So, what’s this all got to do with Jubilee? Well, as I noted previously, people tend to be willing to pay more to live in bigger population centres. So when you choose to live in a particular town or city, making it a slightly bigger population centre, you’re making the people there better off. But their landlords know this, so they’ll simply charge more rent as the population increases. So the landlords are the beneficiaries of the positive externality you create by choosing to live there.

In Jubilee, though, you’re paid a guaranteed minimum income just for living there. If this is similar in value to the positive externality you create for others living there, then your decision about whether to live there will accurately reflect the benefit to you and to society of your choice. It’ll also mean that, even though the value of the land is now being split among more residents of Jubilee, your presence will have caused the value to rise enough that everyone’s guaranteed minimum income hasn’t actually diminished in value.

But there’s no particular reason that your guaranteed minimum income should match the positive externality that you create. It might be bigger or smaller.

If your guaranteed income is bigger than the extra value your presence creates for other people, then you might move to Jubilee too readily, causing a decline in the value of the hāora. If this is true of lots of people, Jubilee might grow too quickly, and become unpleasantly over-crowded.

If your guaranteed income is smaller than the extra value your presence creates, then you might not move there even if society as a whole would be better off if you did. If this is true of lots of people, Jubilee might grow more slowly than would be best for society. (If the income is enough to entice you to move there, but still less than the benefit your presence creates, then you might cause a rise in the value of the hāora.)

To find out which is the case, we need to consider the way in which the value of land (or, perhaps more precisely, location) varies as the population living on or near that land grows. I’m trying to find this out using New Zealand statistics.

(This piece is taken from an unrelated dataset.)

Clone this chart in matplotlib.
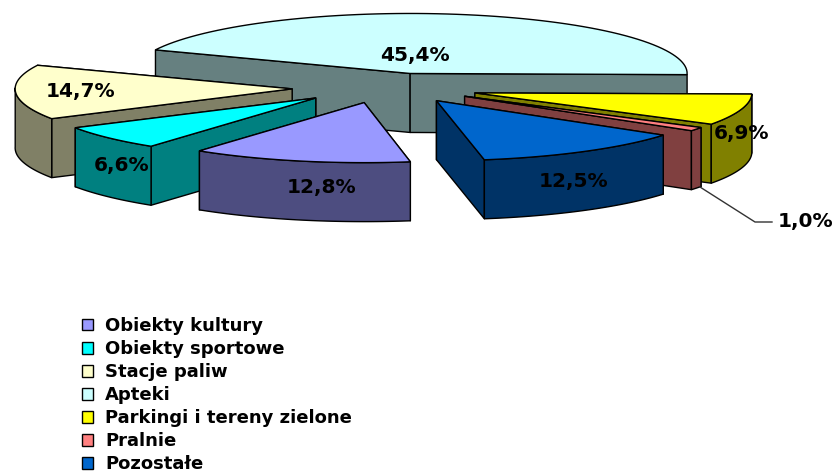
import numpy as np
import matplotlib
matplotlib.use("Agg")
import matplotlib.pyplot as plt
from matplotlib.colors import to_rgb
from matplotlib.patches import Patch, Polygon

# values in legend order
categories = ["Obiekty kultury", "Obiekty sportowe", "Stacje paliw", "Apteki",
              "Parkingi i tereny zielone", "Pralnie", "Pozostałe"]
values = [12.8, 6.6, 14.7, 45.4, 6.9, 1.0, 12.5]
labels = ["12,8%", "6,6%", "14,7%", "45,4%", "6,9%", "1,0%", "12,5%"]
colors = ["#9999FF", "#00FFFF", "#FFFFCC", "#CCFFFF", "#FFFF00", "#FF8080", "#0066CC"]

# pie geometry, in pixels of the picture
CX, CY = 386, 88
RX, RY = 277, 60
DEPTH = 59
EXPLODE = 94
EXPLODE_Y = 0.16  # vertical squash of the explosion
START = -80.4  # angle where the first slice (kultury) starts, going clockwise

label_pos = [(322, 188), (122, 166), (81, 91), (415, 55), (742, 133), (806, 222), (574, 181)]
draw_order = [3, 4, 5, 6, 2, 1, 0]


def dark(color):
    return tuple(c * 0.5 for c in to_rgb(color))


def project(angle):
    a = np.radians(angle)
    return np.column_stack([RX * np.cos(a), -RY * np.sin(a)])


def warp(angle):
    # the perspective of the original pulls the rim up near the right edge
    wrapped = (angle + 180) % 360 - 180
    return angle + 6 * np.exp(-((wrapped + 3) / 12) ** 2)


fig = plt.figure(figsize=(8.37, 4.72), dpi=100)
ax = fig.add_axes([0, 0, 1, 1])
ax.set_xlim(0, 837)
ax.set_ylim(472, 0)
ax.axis("off")

# slice angles
edges = START - np.cumsum([0] + values) * 3.6

for i in draw_order:
    a0, a1 = edges[i], edges[i + 1]
    mid = np.radians((a0 + a1) / 2)
    tip = np.array([CX + EXPLODE * np.cos(mid), CY - EXPLODE * EXPLODE_Y * np.sin(mid)])
    arc_angles = warp(np.linspace(a0, a1, 80))
    arc = tip + project(arc_angles)
    down = np.array([0, DEPTH])
    side = dark(colors[i])

    # radial walls, the one further back first
    walls = [arc[0], arc[-1]]
    walls.sort(key=lambda p: p[1])
    for p in walls:
        ax.add_patch(Polygon([tip, p, p + down, tip + down], closed=True,
                             fc=side, ec="black", lw=1.0, joinstyle="round"))

    # outer wall, only the part of the rim facing us
    front = arc[np.sin(np.radians(arc_angles)) < 0.02]
    if len(front) > 1:
        ax.add_patch(Polygon(np.vstack([front, (front + down)[::-1]]), closed=True,
                             fc=side, ec="black", lw=1.0))

    ax.add_patch(Polygon(np.vstack([tip, arc]), closed=True,
                         fc=colors[i], ec="black", lw=1.0))

# leader line of the small slice
ax.plot([700, 755, 772], [187, 222, 222], color="#333333", lw=1.0)

for text, (x, y) in zip(labels, label_pos):
    ax.text(x, y, text, ha="center", va="center", fontsize=14.5,
            fontweight="bold", family="DejaVu Sans", color="black")

handles = [Patch(fc=c, ec="black", lw=1.0) for c in colors]
ax.legend(handles, categories, loc="upper left", bbox_to_anchor=(82 / 837, 1 - 317 / 472),
          borderaxespad=0, borderpad=0, frameon=False, handlelength=0.62, handleheight=0.62,
          handletextpad=0.65, labelspacing=0.28,
          prop={"family": "DejaVu Sans", "weight": "bold", "size": 13})

fig.savefig("out.png", dpi=100)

Statistics New Zealand might be able to help me with population density, but I also need to find out the total location value of all the land in and around particular towns and cities. Although Statistics New Zealand gathers data on rent paid to landlords, such payments cover not only the value of the use of the location, but also the value of the use of the buildings and other improvements; it’s hard to separate these. QV might be able to help me with location values.

In the end, I hope to be able to calculate the location value per capita of specified areas around towns and cities, and see how this varies as population varies. Time-series data would be best, but a cross-sectional snapshot of New Zealand at a particular point in time would be a good start.

I’d appreciate any advice on how to obtain and analyse the necessary information.